PART2・第145話『死の翼アルバトロス』原作:モンキー・パンチ(c)TMS

 70年代後半から起きたリバイバルブームに乗って、過去の人気アニメのリメイクが数多く制作されたが、ルパンも1977年に新たなスタッフによる第2シリーズ(以後『PART2』)が始まった。夜7時台の放送ということもあり、大衆受けしやすいコミカルさ、当時の流行を取り入れた時事ネタも盛り込んで放送は3年に及ぶ人気作に成長。『PART2』放送期間中に2本の劇場用作品も公開され、その2作目『ルパン三世 カリオストロの城』(1979年)の制作スタジオ、テレコム・アニメーションフィルムも最終クールからローテーションに加わることとなる。このテレコム担当回の中でも、宮崎駿が照木務(てるき・つとむ=いうまでもなく“テレコム”のもじり)の名前で演出した2本は完成度が高く、ファンの間でも何かと話題にのぼるが、一方で『PART2』の通常回と違うキャラの絵と雰囲気に、この2本をイレギュラー的な作品と見る向きもある。しかしトータル的にスラップスティック・コメディからハード路線のドラマをカバーした『PART2』は多くの新規ファンを獲得し、商業的にも大成功を収めたと言えるだろう。

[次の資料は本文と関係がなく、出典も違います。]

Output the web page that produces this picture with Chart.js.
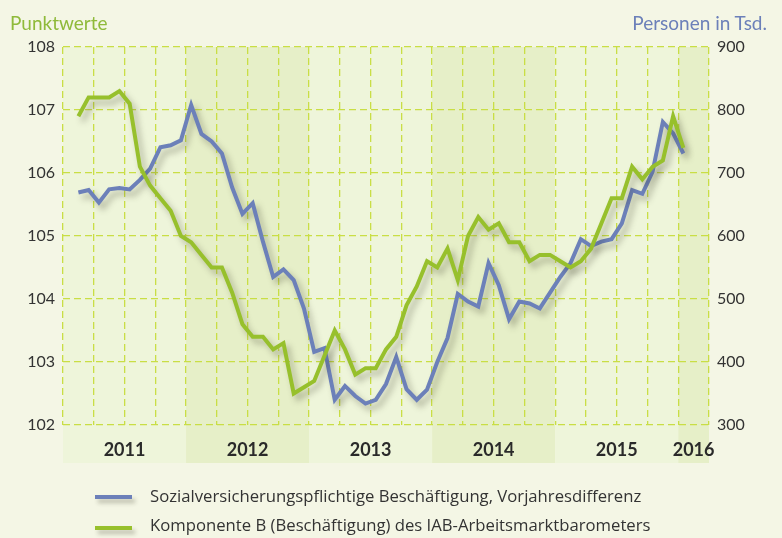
<!DOCTYPE html>
<html>
<head>
<meta charset="utf-8">
<script src="https://cdn.jsdelivr.net/npm/chart.js@4.4.1/dist/chart.umd.min.js"></script>
<style>
  html, body { margin: 0; padding: 0; background: #f4f6e5; }
  #wrap { position: relative; width: 782px; height: 538px; overflow: hidden; font-family: Lato, sans-serif; }
  #chart { position: absolute; left: 0; top: 0; }
  .ttl { position: absolute; top: 13px; font-size: 19px; line-height: 1; white-space: nowrap; }
  .leg { position: absolute; left: 150px; font-family: "Open Sans", sans-serif; font-size: 16.7px; line-height: 1; color: #333; white-space: nowrap; }
  .swatch { position: absolute; left: 95px; width: 37px; height: 4px; box-shadow: 3px 4px 4px rgba(60,60,40,0.3); }
</style>
</head>
<body>
<div id="wrap">
  <canvas id="chart" width="782" height="538"></canvas>
  <div class="ttl" id="tLeft" style="left:10px;color:#8fba3a">Punktwerte</div>
  <div class="ttl" id="tRight" style="right:15px;color:#6c80b9">Personen in Tsd.</div>
  <div class="swatch" style="top:495px;background:#6c80b9"></div>
  <div class="leg" id="legBlue" style="top:488px"></div>
  <div class="swatch" style="top:526px;background:#97c02c"></div>
  <div class="leg" id="legGreen" style="top:517px"></div>
</div>
<script>
// === Daten (Feb 2011 – Jan 2016, monatlich) ===
const years = ['2011', '2012', '2013', '2014', '2015', '2016'];
const yearCenters = [6, 18, 30, 42, 54, 61.5];   // Monate ab Jan 2011
const firstMonth = 1;                            // Feb 2011
const totalMonths = 63;                          // bis Ende Maerz 2016

const labelBlue = 'Sozialversicherungspflichtige Beschäftigung, Vorjahresdifferenz';
const labelGreen = 'Komponente B (Beschäftigung) des IAB-Arbeitsmarktbarometers';

// Personen in Tsd. (rechte Achse)
const beschaeftigung = [
  669, 673, 653, 674, 676, 674, 689, 707, 741, 744,
  752, 808, 762, 750, 731, 677, 635, 652, 591, 535,
  547, 530, 485, 416, 422, 340, 362, 346, 334, 340,
  365, 408, 357, 340, 356, 400, 438, 508, 496, 488,
  557, 522, 468, 496, 493, 485, 510, 535, 557, 595,
  584, 591, 595, 620, 673, 667, 702, 781, 763, 731
];

// Punktwerte (linke Achse)
const komponenteB = [
  106.9, 107.2, 107.2, 107.2, 107.3, 107.1, 106.1, 105.8, 105.6, 105.4,
  105.0, 104.9, 104.7, 104.5, 104.5, 104.1, 103.6, 103.4, 103.4, 103.2,
  103.3, 102.5, 102.6, 102.7, 103.1, 103.5, 103.2, 102.8, 102.9, 102.9,
  103.2, 103.4, 103.9, 104.2, 104.6, 104.5, 104.8, 104.3, 105.0, 105.3,
  105.1, 105.2, 104.9, 104.9, 104.6, 104.7, 104.7, 104.6, 104.5, 104.6,
  104.8, 105.2, 105.6, 105.6, 106.1, 105.9, 106.1, 106.2, 106.9, 106.4
];

const BLUE = '#6c80b9';
const GREEN = '#97c02c';
const GRID = '#c9de45';

document.getElementById('legBlue').textContent = labelBlue;
document.getElementById('legGreen').textContent = labelGreen;

// Monatsmitte als x-Wert
const toPoints = arr => arr.map((v, i) => ({ x: firstMonth + i + 0.5, y: v }));

// Jahresbaender hinter dem Diagramm
const yearBands = {
  id: 'yearBands',
  beforeDraw(chart) {
    const { ctx, chartArea: a, scales } = chart;
    const x = scales.x;
    const bottom = scales.xYear.bottom;
    ctx.save();
    years.forEach((y, k) => {
      const x0 = x.getPixelForValue(k * 12);
      const x1 = x.getPixelForValue(Math.min(k * 12 + 12, totalMonths));
      ctx.fillStyle = k % 2 ? '#e6efc8' : '#eef5da';
      ctx.fillRect(x0, a.top, x1 - x0, bottom - a.top);
    });
    ctx.restore();
  }
};

// Schatten unter den Linien
const lineShadow = {
  id: 'lineShadow',
  beforeDatasetDraw(chart) {
    const ctx = chart.ctx;
    ctx.save();
    ctx.shadowColor = 'rgba(60, 60, 40, 0.35)';
    ctx.shadowBlur = 6;
    ctx.shadowOffsetX = 4;
    ctx.shadowOffsetY = 5;
  },
  afterDatasetDraw(chart) {
    chart.ctx.restore();
  }
};

new Chart(document.getElementById('chart'), {
  type: 'line',
  data: {
    datasets: [
      {
        label: labelBlue,
        data: toPoints(beschaeftigung),
        yAxisID: 'y2',
        borderColor: BLUE,
        backgroundColor: BLUE,
        borderWidth: 4,
        pointRadius: 0,
        tension: 0,
        order: 1
      },
      {
        label: labelGreen,
        data: toPoints(komponenteB),
        yAxisID: 'y',
        borderColor: GREEN,
        backgroundColor: GREEN,
        borderWidth: 4,
        pointRadius: 0,
        tension: 0,
        order: 0
      }
    ]
  },
  options: {
    responsive: false,
    devicePixelRatio: 1,
    animation: false,
    layout: { padding: { top: 47, bottom: 75, left: 0, right: 0 } },
    plugins: { legend: { display: false }, tooltip: { enabled: false } },
    scales: {
      x: {
        type: 'linear', position: 'bottom', min: 0, max: totalMonths,
        ticks: { display: false, stepSize: 3 },
        grid: { color: GRID, lineWidth: 1.3, drawTicks: false },
        border: { display: false, dash: [7, 4] },
        afterFit: s => { s.height = 0; }
      },
      xYear: {
        type: 'linear', position: 'bottom', min: 0, max: totalMonths,
        afterBuildTicks: s => { s.ticks = yearCenters.map(v => ({ value: v })); },
        ticks: {
          autoSkip: false, maxRotation: 0, padding: 14,
          color: '#2a2a2a', font: { family: 'Lato', size: 18, weight: 'bold' },
          callback: (v, i) => years[i]
        },
        grid: { display: false, drawTicks: false },
        border: { display: false },
        afterFit: s => { s.height = 38; }
      },
      y: {
        position: 'left', min: 102, max: 108,
        ticks: { stepSize: 1, padding: 8, color: '#333', font: { family: 'Lato', size: 16 } },
        grid: { color: GRID, lineWidth: 1.3, drawTicks: false },
        border: { display: false, dash: [7, 4] },
        afterFit: s => { s.width = 63; }
      },
      y2: {
        position: 'right', min: 300, max: 900,
        ticks: { stepSize: 100, padding: 8, color: '#333', font: { family: 'Lato', size: 16 } },
        grid: { display: false, drawTicks: false },
        border: { display: false },
        afterFit: s => { s.width = 73; }
      }
    }
  },
  plugins: [yearBands, lineShadow]
});
</script>
</body>
</html>
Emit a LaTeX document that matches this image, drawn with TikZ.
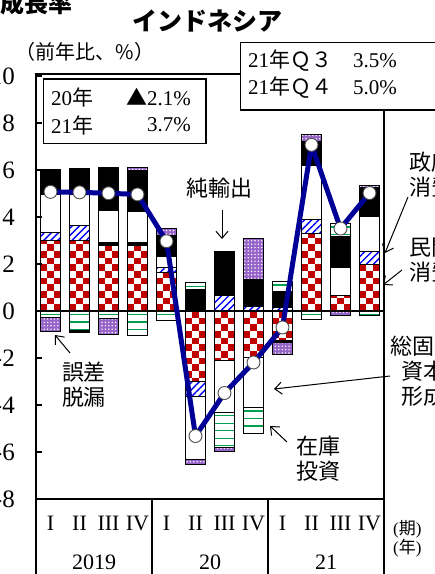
\documentclass[tikz,border=0pt]{standalone}
\usepackage{fontspec}
\setmainfont{Liberation Serif}
\newfontfamily\jp{Noto Sans CJK JP}
\usetikzlibrary{patterns.meta,arrows.meta}
\definecolor{chkred}{RGB}{192,0,0}
\definecolor{hblue}{RGB}{0,0,255}
\definecolor{igreen}{RGB}{0,160,80}
\definecolor{dpurple}{RGB}{150,100,200}
\definecolor{navy}{RGB}{0,0,150}
\newcommand\J[1]{{\jp #1}}
\newcommand\bx[3]{(40.5+29*#1,{311-23.5*(#2)}) rectangle (60.5+29*#1,{311-23.5*(#3)})}
\newcommand\segK[3]{\filldraw[segline,fill=black] \bx{#1}{#2}{#3};}
\newcommand\segW[3]{\filldraw[segline,fill=white] \bx{#1}{#2}{#3};}
\newcommand\segB[3]{\fill[white] \bx{#1}{#2}{#3};
  \fill[pattern={Lines[angle=45,distance=5pt,line width=1.4pt]},pattern color=hblue] \bx{#1}{#2}{#3};
  \draw[segline] \bx{#1}{#2}{#3};}
\newcommand\segP[3]{\fill[dpurple] \bx{#1}{#2}{#3};
  \fill[pattern={Dots[distance=3.4pt,radius=0.8pt]},pattern color=white] \bx{#1}{#2}{#3};
  \draw[segline] \bx{#1}{#2}{#3};}
\newcommand\segG[3]{\fill[white] \bx{#1}{#2}{#3};
  \begin{scope}\clip \bx{#1}{#2}{#3};
  \pgfmathsetmacro\gtop{311-23.5*max(#2,#3)}
  \foreach \n in {0,...,9} \draw[igreen,line width=1.3pt] ({40.5+29*#1},{\gtop+3.5+7.5*\n}) -- ++(20,0);
  \end{scope}
  \draw[segline] \bx{#1}{#2}{#3};}
\newcommand\segR[3]{\begin{scope}\clip \bx{#1}{#2}{#3};
  \fill[white] \bx{#1}{#2}{#3};
  \foreach \k in {-12,...,12}{\foreach \c in {0,1,2}{%
    \pgfmathtruncatemacro\pp{mod(\k+\c+24,2)}%
    \ifnum\pp=0 \fill[chkred] ({40.5+29*#1+6.6667*\c},{311-6.6667*\k}) rectangle ++(6.6667,-6.6667);\fi}}
  \end{scope}
  \draw[segline] \bx{#1}{#2}{#3};}
\tikzset{
  segline/.style={draw=black,line width=1pt},
  frameln/.style={line width=2.6pt},
  divln/.style={line width=1.6pt},
  growth/.style={draw=navy,line width=5pt,line join=round},
  circ/.style={circle,minimum size=13pt,inner sep=0pt,fill=white,draw=black!70,line width=0.9pt},
  arr/.style={line width=1pt,-{Straight Barb[length=7pt,width=12pt]}},
  boxst/.style={draw,line width=1.6pt,fill=white,inner sep=0pt},
  lbl/.style={font=\fontsize{22}{25}\selectfont\jp,align=center,inner sep=0pt},
  bxt/.style={font=\fontsize{21}{25}\selectfont,inner sep=0pt},
  ytk/.style={font=\fontsize{25}{25}\selectfont,anchor=east,inner sep=0pt},
  cat/.style={font=\fontsize{22}{22}\selectfont,inner sep=0pt},
}
\begin{document}
\begin{tikzpicture}[x=1pt,y=-1pt]
\useasboundingbox (0,0) rectangle (435,574);
\clip (0,0) rectangle (435,574);
\fill[white] (0,0) rectangle (435,574);
% bars
\segR{0}{0}{2.98}\segB{0}{2.98}{3.33}\segW{0}{3.33}{4.95}\segK{0}{4.95}{6.04}\segG{0}{0}{-0.27}\segP{0}{-0.27}{-0.88}
\segR{1}{0}{2.98}\segB{1}{2.98}{3.62}\segW{1}{3.62}{4.95}\segK{1}{4.95}{6.08}\segG{1}{0}{-0.84}\segK{1}{-0.84}{-0.92}
\segR{2}{0}{2.8}\segK{2}{2.8}{2.92}\segW{2}{2.92}{4.27}\segK{2}{4.27}{6.11}\segG{2}{0}{-0.3}\segP{2}{-0.3}{-0.98}
\segR{3}{0}{2.8}\segK{3}{2.8}{2.9}\segW{3}{2.9}{4.25}\segK{3}{4.25}{6.0}\segP{3}{6.0}{6.12}\segG{3}{0}{-1.05}
\segR{4}{0}{1.62}\segB{4}{1.62}{1.85}\segW{4}{1.85}{2.3}\segK{4}{2.3}{3.2}\segP{4}{3.2}{3.5}\segG{4}{0}{-0.41}
\segK{5}{0}{0.9}\segG{5}{0.9}{1.2}\segR{5}{0}{-3.02}\segB{5}{-3.02}{-3.62}\segW{5}{-3.62}{-6.3}\segP{5}{-6.3}{-6.52}
\segB{6}{0}{0.68}\segK{6}{0.68}{2.55}\segR{6}{0}{-2.11}\segW{6}{-2.11}{-4.31}\segG{6}{-4.31}{-5.82}\segP{6}{-5.82}{-5.99}
\segB{7}{0}{0.18}\segK{7}{0.18}{1.35}\segP{7}{1.35}{3.1}\segR{7}{0}{-1.97}\segW{7}{-1.97}{-4.11}\segG{7}{-4.11}{-5.23}
\segB{8}{0}{0.15}\segK{8}{0.15}{0.85}\segG{8}{0.85}{1.25}\segR{8}{0}{-1.25}\segK{8}{-1.25}{-1.32}\segP{8}{-1.32}{-1.87}
\segR{9}{0}{3.3}\segB{9}{3.3}{3.9}\segW{9}{3.9}{6.18}\segK{9}{6.18}{7.2}\segP{9}{7.2}{7.53}\segG{9}{0}{-0.35}
\segR{10}{0}{0.68}\segW{10}{0.68}{1.86}\segK{10}{1.86}{3.19}\segG{10}{3.19}{3.73}\segP{10}{0}{-0.17}
\segR{11}{0}{1.96}\segB{11}{1.96}{2.52}\segW{11}{2.52}{4.04}\segK{11}{4.04}{5.26}\segP{11}{5.26}{5.33}\segG{11}{0}{-0.17}
% zero line
\draw[line width=1.5pt] (36,311) -- (384,311);
% growth line
\foreach \i/\v in {1/5.07,2/5.05,3/5.01,4/4.96,5/2.97,6/-5.32,7/-3.49,8/-2.19,9/-0.70,10/7.07,11/3.51,12/5.02}
  \coordinate (p\i) at ({50.5+29*(\i-1)},{311-23.5*(\v)});
\draw[growth] (p1)--(p2)--(p3)--(p4)--(p5)--(p6)--(p7)--(p8)--(p9)--(p10)--(p11)--(p12);
\foreach \i in {1,...,12} \node[circ] (g\i) at (p\i) {};
% frame
\draw[frameln] (240.7,74) -- (36,74) -- (36,580);
\draw[frameln] (384,110) -- (384,580);
\draw[frameln] (36,499) -- (384,499);
\draw[divln] (152,499) -- (152,580);
\draw[divln] (268,499) -- (268,580);
\foreach \v in {10,8,...,-8}{
  \draw[line width=1.8pt] (36,{311-23.5*\v}) -- (42,{311-23.5*\v});
  \node[ytk] (yl\v) at (15,{311-23.5*\v}) {\v};
}
% boxes
\node[boxst,minimum width=162.7pt,minimum height=64.3pt] (box1) at (124.7,111.2) {};
\node[boxst,minimum width=209.3pt,minimum height=67.7pt] (box2) at (345.3,76.2) {};
\node[bxt,anchor=west] (b1a) at (51,97) {20\J{年}};
\node[bxt,anchor=east] (b1b) at (191,97) {\J{▲}2.1\%};
\node[bxt,anchor=west] (b1c) at (51,125) {21\J{年}};
\node[bxt,anchor=east] (b1d) at (191,125) {3.7\%};
\node[bxt,anchor=west] (b2a) at (248,61) {21\J{年Ｑ３}};
\node[bxt,anchor=west] (b2b) at (353,61) {3.5\%};
\node[bxt,anchor=west] (b2c) at (248,88) {21\J{年Ｑ４}};
\node[bxt,anchor=west] (b2d) at (353,88) {5.0\%};
% titles
\node[anchor=east,inner sep=0pt,font=\fontsize{24}{28}\selectfont\jp\bfseries] (ttl) at (73,3) {成長率};
\node[inner sep=0pt,font=\fontsize{25}{28}\selectfont\jp\bfseries] (country) at (207,21) {インドネシア};
\node[inner sep=0pt,font=\fontsize{20}{24}\selectfont\jp] (unit) at (85,52) {（前年比、\%）};
% category axis
\foreach \i/\rn in {0/I,1/II,2/III,3/IV,4/I,5/II,6/III,7/IV,8/I,9/II,10/III,11/IV}
  \node[cat] (q\i) at ({50.5+29*\i},523) {\rn};
\node[cat] (y19) at (94,562) {2019};
\node[cat] (y20) at (210,562) {20};
\node[cat] (y21) at (326,562) {21};
\node[anchor=west,inner sep=0pt,font=\fontsize{17}{17}\selectfont] (ki) at (393,529) {(\J{期})};
\node[anchor=west,inner sep=0pt,font=\fontsize{17}{17}\selectfont] (nen) at (393,548) {(\J{年})};
% annotations
\node[lbl] (lnx) at (219,188) {純輸出};
\node[lbl] (lerr) at (84,385) {誤差\\脱漏};
\node[lbl] (linv) at (318,459) {在庫\\投資};
\node[lbl] (lgf) at (423,371) {総固定\\資本\\形成};
\node[lbl,anchor=west] (lgov) at (409,175) {政府\\消費};
\node[lbl,anchor=west] (lpc) at (409,260.5) {民間\\消費};
\coordinate (nxs) at (222,210); \coordinate (nxe) at (222,239);
\coordinate (ers) at (70,353); \coordinate (ere) at (55,335);
\coordinate (ivs) at (287,442); \coordinate (ive) at (270,426);
\coordinate (gfs) at (390,376); \coordinate (gfe) at (274,389);
\coordinate (gvs) at (408,197); \coordinate (gve) at (385,253);
\coordinate (pcs) at (402,270); \coordinate (pce) at (383,285);
\draw[arr] (nxs) -- (nxe);
\draw[arr] (ers) -- (ere);
\draw[arr] (ivs) -- (ive);
\draw[arr] (gfs) -- (gfe);
\draw[arr] (gvs) -- (gve);
\draw[arr] (pcs) -- (pce);
\end{tikzpicture}
\end{document}
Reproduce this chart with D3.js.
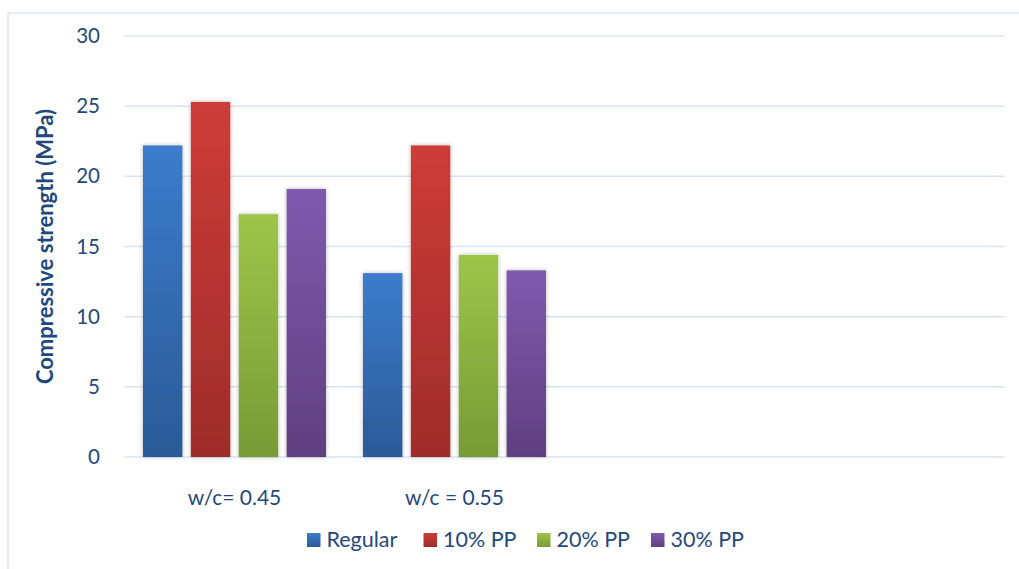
<!DOCTYPE html>
<html>
<head>
<meta charset="utf-8">
<script src="https://cdn.jsdelivr.net/npm/d3@7/dist/d3.min.js"></script>
<style>
  html, body { margin: 0; padding: 0; background: #ffffff; }
  svg { display: block; }
  text { font-family: Lato, "Open Sans", sans-serif; fill: #1f497d; }
</style>
</head>
<body>
<svg id="chart" width="1019" height="569"></svg>
<script>
// Category slots on the x axis (the last two are empty)
const categories = ["w/c= 0.45", "w/c = 0.55", "", ""];
const seriesNames = ["Regular", "10% PP", "20% PP", "30% PP"];
const regular = [22.2, 13.1];
const pp10 = [25.3, 22.2];
const pp20 = [17.3, 14.4];
const pp30 = [19.1, 13.3];
const yTicks = [0, 5, 10, 15, 20, 25, 30];

const seriesValues = [regular, pp10, pp20, pp30];
const colorTop = ["#3c7ccc", "#cd3c38", "#9ec54a", "#7f5aae"];
const colorBottom = ["#2b5a96", "#9e2c2a", "#789a36", "#5e407f"];

const svg = d3.select("#chart");
const W = 1019, H = 569;
const plot = { left: 124.5, right: 1004.5, top: 36, bottom: 457 };

const defs = svg.append("defs");
seriesNames.forEach((n, i) => {
  const g = defs.append("linearGradient")
    .attr("id", "grad" + i).attr("x1", 0).attr("y1", 0).attr("x2", 0).attr("y2", 1);
  g.append("stop").attr("offset", "0%").attr("stop-color", colorTop[i]);
  g.append("stop").attr("offset", "100%").attr("stop-color", colorBottom[i]);
});
const shadow = defs.append("filter").attr("id", "barShadow")
  .attr("x", "-30%").attr("y", "-10%").attr("width", "160%").attr("height", "120%");
shadow.append("feDropShadow").attr("dx", 0).attr("dy", 0)
  .attr("stdDeviation", 2.2).attr("flood-color", "#000").attr("flood-opacity", 0.28);

// Chart frame (top and left edges)
svg.append("path")
  .attr("d", `M8,${H} L8,13 L${W},13`)
  .attr("fill", "none").attr("stroke", "#dae5f3").attr("stroke-width", 1.5);

const x0 = d3.scaleBand().domain(d3.range(categories.length))
  .range([plot.left, plot.right]).paddingInner(0).paddingOuter(0);
const x1 = d3.scaleBand().domain(d3.range(seriesNames.length))
  .range([18.5, x0.bandwidth() - 18.5]).paddingInner(0.177).paddingOuter(0);
const y = d3.scaleLinear().domain([0, 30]).range([plot.bottom, plot.top]);

// Gridlines
svg.append("g").selectAll("line").data(yTicks).join("line")
  .attr("x1", plot.left).attr("x2", plot.right)
  .attr("y1", d => y(d)).attr("y2", d => y(d))
  .attr("stroke", "#d9e4f3").attr("stroke-width", 1.5);

// Y axis labels
const yAxis = d3.axisLeft(y).tickValues(yTicks).tickSize(0).tickPadding(0);
const yg = svg.append("g").attr("transform", `translate(100,0)`).call(yAxis);
yg.select(".domain").remove();
yg.selectAll("text").attr("font-size", 20.5).attr("fill", "#1f497d")
  .attr("font-family", "Lato, sans-serif");

// Bars
const groups = svg.append("g").selectAll("g")
  .data(categories.map((c, ci) => ci).filter(ci => regular[ci] !== undefined))
  .join("g").attr("transform", ci => `translate(${x0(ci)},0)`);
groups.selectAll("rect")
  .data(ci => seriesValues.map((vals, si) => ({ si, v: vals[ci] })))
  .join("rect")
  .attr("x", d => x1(d.si)).attr("width", x1.bandwidth())
  .attr("y", d => y(d.v)).attr("height", d => y(0) - y(d.v))
  .attr("fill", d => `url(#grad${d.si})`)
  .attr("filter", "url(#barShadow)");

// Category labels
const xAxis = d3.axisBottom(x0).tickFormat(i => categories[i]).tickSize(0).tickPadding(0);
const xg = svg.append("g").attr("transform", `translate(0,505)`).call(xAxis);
xg.select(".domain").remove();
xg.selectAll("text").attr("font-size", 21).attr("dy", 0)
  .attr("fill", "#1f497d").attr("font-family", "Lato, sans-serif");

// Y axis title
svg.append("text")
  .attr("transform", `translate(53,${(plot.top + plot.bottom) / 2}) rotate(-90)`)
  .attr("text-anchor", "middle")
  .attr("font-size", 22).attr("font-weight", "bold")
  .text("Compressive strength (MPa)");

// Legend
const legendX = [307, 423.5, 537, 651];
const leg = svg.append("g").selectAll("g").data(seriesNames).join("g")
  .attr("transform", (d, i) => `translate(${legendX[i]},533)`);
leg.append("rect").attr("width", 13.5).attr("height", 14)
  .attr("fill", (d, i) => `url(#grad${i})`);
leg.append("text").attr("x", 19.5).attr("y", 14)
  .attr("font-size", 21.5).text(d => d);
</script>
</body>
</html>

 関東のテレビ局、日本テレビ主導で製作・放送された『PART2』と異なり、『PART1』同様に大阪に拠点を置く読売テレビが製作したテレビアニメ第3シリーズ(以後『PARTIII』)が1984年からスタート。プロ野球のナイター中継で途切れ途切れの放送となった上に、関東地区では長らく再放送の機会に恵まれなかったせいで印象が薄い作品であるが、ポップなキャラクターの絵柄と自由度の高い作画を支持するファンはアニメ業界にも多く存在し、決して不人気作というわけではない。夜7時台のゴールデンタイムに放送されたテレビシリーズは、現時点ではこの『PARTIII』が最後の作品になっている。

 『PARTIII』の放送終了後、テレビシリーズはしばらく休眠期間に入るが、『あしたのジョー2』(1980年)や『コブラ』(1982年)で知られる出崎統監督が担当した単発スペシャル『ルパン三世 バイバイ・リバティー・危機一発!』(1989年)が高視聴率を取ったため、不定期放送ながら2時間スペシャルの恒例化が決まる。2時間スペシャルは2021年現在まで27作品(『名探偵コナン』とのクロスオーバー企画『ルパン三世VS名探偵コナン』も含めれば28作)が放送されているが、監督、脚本、作画スタッフが流動的なため、全部が全部粒揃いとはいかず、中には短期スケジュールで制作されたものもあって出来にムラがあるのは事実だ。ルパンが財宝の鍵を握るヒロインを守りつつ、世界を牛耳ろうとする死の商人と戦う定型化された内容のものも多い。しかしそんな中にも、コミカルな要素を極力排したダークな雰囲気が光る『ルパン三世 ワルサーP38』(1997年)、ルパン一家結成の成り行きを虚実ないまぜに描く『ルパン三世 EPISODE:0 ファーストコンタクト』(2002年)、スタジオジブリ作品の作画監督、佐藤好春をキャラクターデザインに迎え、不老不死の人魚伝説を絡めた『ルパン三世 血の刻印 ~永遠のMermaid~』(2011年)など、意欲作、秀作も生まれている。